Much of the film's material is necessarily shocking and delivers, just as it
did in 1982, a visceral assault on the senses. Young chicks at a processing
plant are de-beaked so that they don't peck at each other; many of the
hatchlings perish from shock and their lifeless bodies are tossed to one side.
Dogcatchers in a wintry New York City use lassoes to round up terrified strays,
turned onto the streets as unwanted Christmas presents; they are transported in
tiny cages to almost certain doom. We learn of the myriad ways in which they may
be exterminated.
Many of the images were obtained clandestinely, at great risk to the
filmmakers.
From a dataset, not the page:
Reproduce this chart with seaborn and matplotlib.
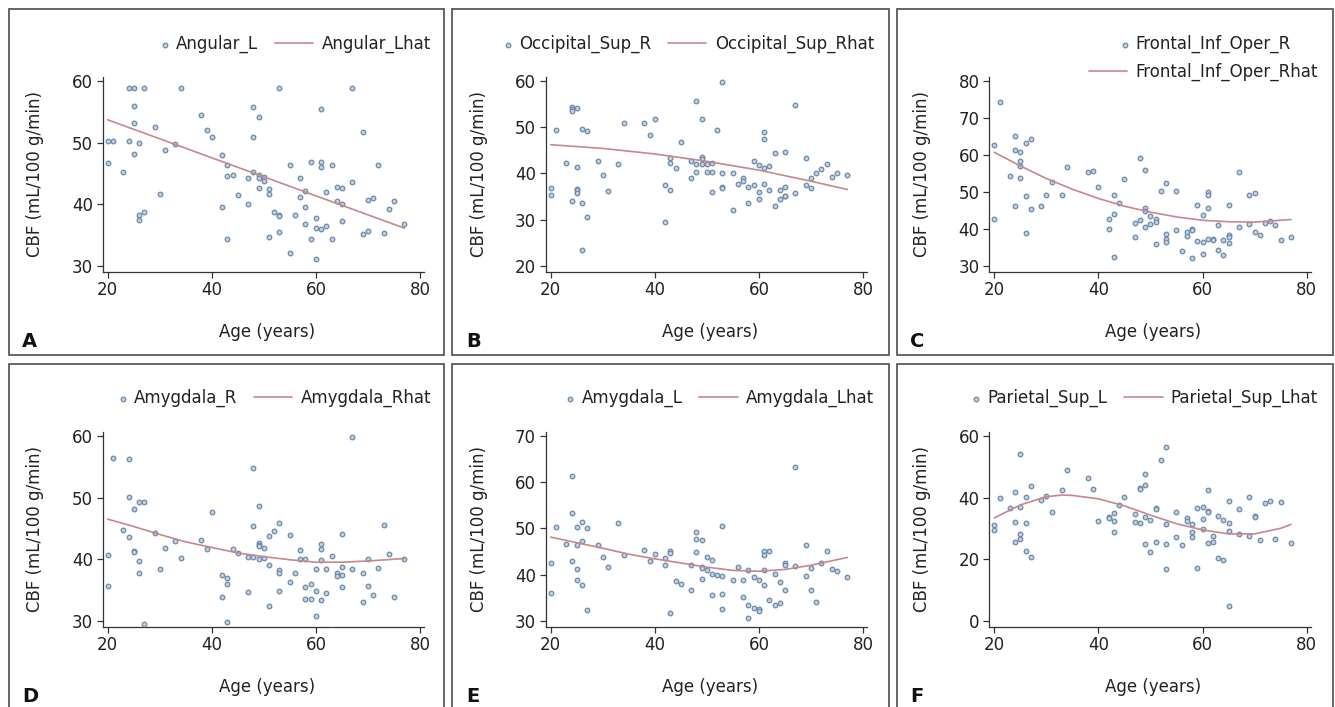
import numpy as np
import pandas as pd
import matplotlib
matplotlib.use('Agg')
import matplotlib.pyplot as plt
import seaborn as sns
from matplotlib.legend_handler import HandlerPathCollection
from matplotlib.collections import PathCollection
from matplotlib.patches import Rectangle

sns.set_style('ticks')
plt.rcParams['font.family'] = ['DejaVu Sans']

# ---------------- data ----------------
x_ticks = [20, 40, 60, 80]

A_age = [20,20,21,23,24,24,25,25,25,25,26,26,26,27,27,29,30,31,33,34,38,39,40,42,42,43,43,43,44,45,47,47,48,48,48,49,49,49,49,50,50,51,51,51,52,53,53,53,53,55,55,56,57,57,58,58,58,59,59,60,60,60,61,61,61,61,62,62,63,63,64,64,65,65,65,67,67,69,69,70,70,71,72,73,74,75,77]
A_cbf = [50.2,46.6,50.2,45.2,58.9,50.3,58.9,55.9,53.1,48.2,50.0,38.3,37.5,58.9,38.8,52.6,41.7,48.8,49.8,58.9,54.4,52.1,50.9,47.9,39.5,46.3,44.6,34.3,44.8,41.5,44.3,40.1,55.7,50.9,45.3,54.1,44.8,44.3,42.6,44.4,43.8,42.4,41.6,34.6,38.8,58.9,38.3,38.0,35.4,46.3,32.0,38.2,44.2,41.2,42.1,39.5,36.8,46.9,34.3,37.8,36.1,31.1,55.4,46.9,46.0,36.0,41.9,36.4,46.4,34.4,42.8,40.5,42.6,40.0,37.2,58.9,43.6,51.7,35.2,40.7,35.7,41.0,46.3,35.3,39.2,40.5,36.8]
A_fit_age = [20, 77]
A_fit = [53.7, 36.1]
A_yticks = [30, 40, 50, 60]

B_age = [20,20,21,23,24,24,24,24,25,25,25,25,25,26,26,26,27,27,29,30,31,33,34,38,39,40,42,42,43,43,43,44,45,47,47,48,48,48,49,49,49,49,50,50,51,51,51,52,53,53,53,53,55,55,56,57,57,58,58,59,59,60,60,60,61,61,61,61,62,62,63,63,64,64,65,65,65,65,67,67,69,69,70,70,71,72,73,74,75,77]
B_cbf = [36.8,35.3,49.4,42.2,54.4,53.9,53.6,34.1,54.2,41.4,36.6,36.3,35.8,49.5,33.5,23.4,49.2,30.5,42.7,39.6,36.2,42.0,50.8,50.8,48.2,51.8,37.4,29.5,43.3,42.2,36.5,41.2,46.7,42.7,39.0,55.7,42.0,40.2,51.7,43.6,43.0,42.0,42.0,40.2,42.3,40.4,36.0,49.4,59.7,40.1,37.0,36.9,40.1,32.0,37.6,38.9,38.3,37.0,33.6,42.6,37.5,41.9,36.0,34.5,48.9,47.5,41.2,37.7,41.5,36.5,44.4,32.9,36.5,34.4,44.6,37.1,35.2,35.1,54.7,35.8,43.3,37.5,38.9,36.8,40.1,41.0,42.0,39.2,40.0,39.7]
B_fit_age = [20, 30, 40, 50, 60, 70, 77]
B_fit = [46.2, 45.4, 44.2, 42.6, 40.7, 38.3, 36.5]
B_yticks = [20, 30, 40, 50, 60]

C_age = [20,20,21,23,24,24,24,25,25,25,25,26,26,26,27,27,29,30,31,33,34,38,39,40,42,42,43,43,43,44,45,47,47,48,48,49,49,49,49,50,50,51,51,51,52,53,53,53,53,55,55,56,57,57,58,58,58,59,59,60,60,60,61,61,61,61,62,62,63,63,64,64,65,65,65,65,67,67,69,69,70,70,71,72,73,74,75,77]
C_cbf = [62.8,42.7,74.4,54.4,65.1,61.2,46.2,60.8,58.4,57.1,53.7,63.1,49.0,38.9,64.4,45.3,46.2,49.2,52.6,49.2,56.8,55.5,55.6,51.2,42.6,40.0,49.2,44.1,32.4,47.1,53.5,41.5,37.8,59.2,42.3,55.9,45.7,44.8,40.6,43.4,41.4,42.7,41.7,35.8,50.1,52.3,38.5,37.3,36.5,50.3,39.6,34.0,39.1,38.1,39.8,39.6,32.0,46.5,36.8,43.8,36.5,33.2,50.0,49.2,45.7,37.2,37.1,36.9,40.9,34.3,37.0,32.8,46.5,38.3,37.9,36.1,55.3,40.6,49.2,41.2,49.6,39.1,38.4,41.6,42.1,40.9,37.0,37.8]
C_fit_age = [20, 25, 30, 35, 40, 45, 50, 55, 60, 65, 70, 77]
C_fit = [60.7, 57.0, 53.6, 50.7, 48.2, 46.1, 44.5, 43.2, 42.3, 41.9, 41.8, 42.5]
C_yticks = [30, 40, 50, 60, 70, 80]

D_age = [20,20,21,23,24,24,24,25,25,25,26,26,26,27,27,29,30,31,33,34,38,39,40,42,42,43,43,43,44,45,47,47,48,48,48,49,49,49,49,49,50,50,51,51,51,52,53,53,53,53,55,55,56,57,57,58,58,58,59,59,60,60,60,61,61,61,61,62,62,63,63,64,64,65,65,65,65,67,67,69,69,70,70,71,72,73,74,75,77]
D_cbf = [40.6,35.7,56.4,44.7,56.2,50.1,43.6,48.2,41.3,41.1,49.2,39.7,37.7,49.2,29.4,44.2,38.4,41.8,43.0,40.2,43.1,41.6,47.7,37.5,33.9,37.0,36.0,29.8,41.6,41.0,40.3,34.7,54.8,45.4,40.3,48.6,42.6,42.3,42.2,40.0,41.8,40.2,43.8,39.1,32.4,44.5,45.9,38.2,37.7,34.8,43.9,36.3,37.8,41.5,40.0,40.0,35.5,33.5,36.0,33.5,38.4,34.8,30.7,42.5,41.7,39.9,33.3,38.4,34.5,40.5,28.5,37.7,37.3,44.1,38.8,37.4,35.4,59.9,38.4,37.7,33.0,40.0,35.7,34.2,38.5,45.5,40.9,33.8,40.1]
D_fit_age = [20, 25, 30, 35, 40, 45, 50, 55, 60, 65, 70, 77]
D_fit = [46.5, 45.3, 44.0, 42.8, 41.9, 41.0, 40.4, 39.9, 39.5, 39.5, 39.7, 40.1]
D_yticks = [30, 40, 50, 60]

E_age = [20,20,21,23,24,24,24,25,25,25,25,26,26,26,27,27,29,30,31,33,34,38,39,40,42,42,43,43,43,44,45,47,47,48,48,48,49,49,49,49,50,50,51,51,51,52,53,53,53,53,55,56,57,57,58,58,58,59,59,60,60,60,61,61,61,61,62,62,63,63,64,64,65,65,65,67,67,69,69,70,70,71,72,73,74,75,77]
E_cbf = [42.5,36.1,50.4,46.6,61.3,53.4,42.9,50.3,46.5,41.3,38.9,51.3,47.3,37.7,50.1,32.4,46.3,43.9,41.7,51.2,44.2,45.3,43.0,44.4,43.6,42.1,45.2,44.6,31.6,38.6,38.0,42.0,36.6,49.2,47.8,44.9,47.4,41.7,41.4,39.1,43.8,41.0,43.2,40.1,35.5,39.9,50.6,39.7,35.8,32.5,38.9,41.6,38.9,35.2,41.0,33.5,30.6,39.5,32.7,38.8,32.5,32.0,45.1,44.3,41.0,37.7,45.0,34.4,40.1,33.3,38.4,33.9,42.6,42.0,36.6,63.3,41.9,46.5,39.7,41.5,36.7,34.1,42.4,45.2,41.2,40.8,39.5]
E_fit_age = [20, 25, 30, 35, 40, 45, 50, 55, 60, 65, 70, 77]
E_fit = [48.1, 46.9, 45.7, 44.4, 43.4, 42.5, 41.6, 40.9, 40.7, 41.1, 42.0, 43.7]
E_yticks = [30, 40, 50, 60, 70]

F_age = [20,20,21,23,24,24,24,25,25,25,25,26,26,26,27,27,29,30,31,33,34,38,39,40,42,42,43,43,43,44,45,47,47,48,48,48,49,49,49,49,50,50,51,51,51,52,53,53,53,53,55,55,56,57,57,58,58,58,59,59,60,60,60,61,61,61,61,62,62,63,63,64,64,65,65,65,65,67,67,69,69,70,70,71,72,73,74,75,77]
F_cbf = [31.1,29.5,40.0,36.5,41.8,32.2,25.6,54.3,36.8,28.3,26.4,40.3,31.7,22.7,43.6,20.8,39.1,40.5,35.3,42.6,48.8,46.5,42.9,32.5,33.7,33.4,35.0,32.5,28.7,37.6,40.3,34.8,32.2,43.2,42.8,31.7,47.5,44.1,33.8,25.0,32.8,22.4,36.7,36.4,25.5,52.2,56.3,31.3,24.8,16.8,35.4,27.1,24.7,33.2,32.4,31.5,28.7,27.3,36.7,17.2,36.8,33.1,29.8,42.5,35.7,35.4,25.1,27.4,25.5,34.0,20.3,32.7,19.8,38.9,31.9,29.2,4.8,36.3,28.2,40.1,27.6,34.0,33.7,26.3,38.1,38.9,26.7,38.6,25.3]
F_fit_age = [20, 25, 30, 33, 35, 40, 45, 50, 55, 60, 65, 70, 75, 77]
F_fit = [33.4, 37.6, 40.3, 40.8, 40.7, 39.6, 37.3, 34.3, 31.5, 29.5, 28.2, 28.2, 30.0, 31.3]
F_yticks = [0, 20, 40, 60]

letters = ['A', 'B', 'C', 'D', 'E', 'F']
point_labels = ['Angular_L', 'Occipital_Sup_R', 'Frontal_Inf_Oper_R',
                'Amygdala_R', 'Amygdala_L', 'Parietal_Sup_L']
line_labels = ['Angular_Lhat', 'Occipital_Sup_Rhat', 'Frontal_Inf_Oper_Rhat',
               'Amygdala_Rhat', 'Amygdala_Lhat', 'Parietal_Sup_Lhat']
ages = [A_age, B_age, C_age, D_age, E_age, F_age]
cbfs = [A_cbf, B_cbf, C_cbf, D_cbf, E_cbf, F_cbf]
fit_ages = [A_fit_age, B_fit_age, C_fit_age, D_fit_age, E_fit_age, F_fit_age]
fits = [A_fit, B_fit, C_fit, D_fit, E_fit, F_fit]
yticks_all = [A_yticks, B_yticks, C_yticks, D_yticks, E_yticks, F_yticks]

# ---------------- layout (pixels) ----------------
FW, FH = 1335, 707
fig = plt.figure(figsize=(FW / 100, FH / 100), dpi=100)

ax_lefts = [102.7, 545.7, 989.3]
ax_tops = [76.7, 431.7]
AW, AH = 321.3, 195.0
box_x = [(9, 444), (452, 889), (897, 1333)]
box_y = [(9, 355), (364, 712)]
leg_right = [431, 874, 1318]
leg_top = [35, 389]
letter_x = [22, 466, 910]
letter_y = [347, 702]
ylab_x = [44, 488, 931]

TXT = '#222222'
PT_FACE = '#c3d1e0'
PT_EDGE = '#6c8bab'
LINE_C = '#c8868d'


class RightDot(HandlerPathCollection):
    def get_xdata(self, legend, xdescent, ydescent, width, height, fontsize):
        x = [-xdescent + width - 2.0]
        return x, x


def px2fig(x, y):
    return x / FW, 1 - y / FH


for i in range(6):
    r, c = divmod(i, 3)
    # panel frame
    x0, x1 = box_x[c]
    y0, y1 = box_y[r]
    fig.patches.append(Rectangle((x0 / FW, 1 - y1 / FH), (x1 - x0) / FW, (y1 - y0) / FH,
                                 transform=fig.transFigure, fill=False,
                                 edgecolor='#5a5a5a', linewidth=1.3, zorder=0))

    left = ax_lefts[c]
    top = ax_tops[r]
    ax = fig.add_axes([left / FW, 1 - (top + AH) / FH, AW / FW, AH / FH])
    ax.set_facecolor('none')

    df_pts = pd.DataFrame({'Age': ages[i], 'CBF': cbfs[i]})
    df_fit = pd.DataFrame({'Age': fit_ages[i], 'CBF': fits[i]})

    sns.scatterplot(data=df_pts, x='Age', y='CBF', ax=ax, s=11,
                    color=PT_FACE, edgecolor=PT_EDGE, linewidth=0.9,
                    label=point_labels[i], zorder=3)
    sns.lineplot(data=df_fit, x='Age', y='CBF', ax=ax, color=LINE_C,
                 linewidth=1.2, label=line_labels[i], zorder=4)

    # limits: ticks sit slightly inside the spines
    xt = x_ticks
    xs = (xt[-1] - xt[0]) / 312.3
    ax.set_xlim(xt[0] - 5 * xs, xt[-1] + 4 * xs)
    yt = yticks_all[i]
    ys = (yt[-1] - yt[0]) / 184.7
    ax.set_ylim(yt[0] - 6 * ys, yt[-1] + 4.3 * ys)
    ax.set_xticks(xt)
    ax.set_yticks(yt)

    for s in ['top', 'right']:
        ax.spines[s].set_visible(False)
    for s in ['left', 'bottom']:
        ax.spines[s].set_color('#333333')
        ax.spines[s].set_linewidth(0.9)
    ax.tick_params(direction='out', length=4, width=0.9, color='#333333',
                   labelsize=12, labelcolor=TXT, pad=3)

    ax.set_xlabel('Age (years)', fontsize=12, color=TXT)
    ax.set_ylabel('CBF (mL/100 g/min)', fontsize=12, color=TXT)
    ax.xaxis.set_label_coords(0.51, -0.265)
    ax.yaxis.set_label_coords((ylab_x[c] - left) / AW, 0.5)

    ncol = 1 if letters[i] == 'C' else 2
    lx, ly = px2fig(leg_right[c], leg_top[r])
    ax.legend(loc='upper right', bbox_to_anchor=(lx, ly),
              bbox_transform=fig.transFigure, ncol=ncol, frameon=False,
              fontsize=12, handlelength=2.3, handletextpad=0.5,
              columnspacing=1.0, labelspacing=0.55, borderpad=0,
              borderaxespad=0, labelcolor=TXT,
              handler_map={PathCollection: RightDot()})

    tx, ty = px2fig(letter_x[c], letter_y[r])
    fig.text(tx, ty, letters[i], fontsize=14, fontweight='bold', color='#111111',
             ha='left', va='baseline')

fig.savefig('out.png', dpi=100)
These include the hunting of a stag, whose entrails are finally torn
asunder by the hounds that have relentlessly pursued it, and the snatched,
grainy images of an unattended dog kept alive on a laboratory slab with all of
its internal organs exposed.
In a recent 'Director Statement', co-director Victor Schonfeld, who continues
to crusade on behalf of animals and activists as a journalist for The Guardian,
asserts that The Animals Film is more pertinent to today's world than when it
was first released. As accurate as it is dispiriting, this observation also
highlights the seismic influence of a work that acted as an inspiration to a new
and increasingly politicised generation of animal rights activists and which
should be viewed in times of complacency.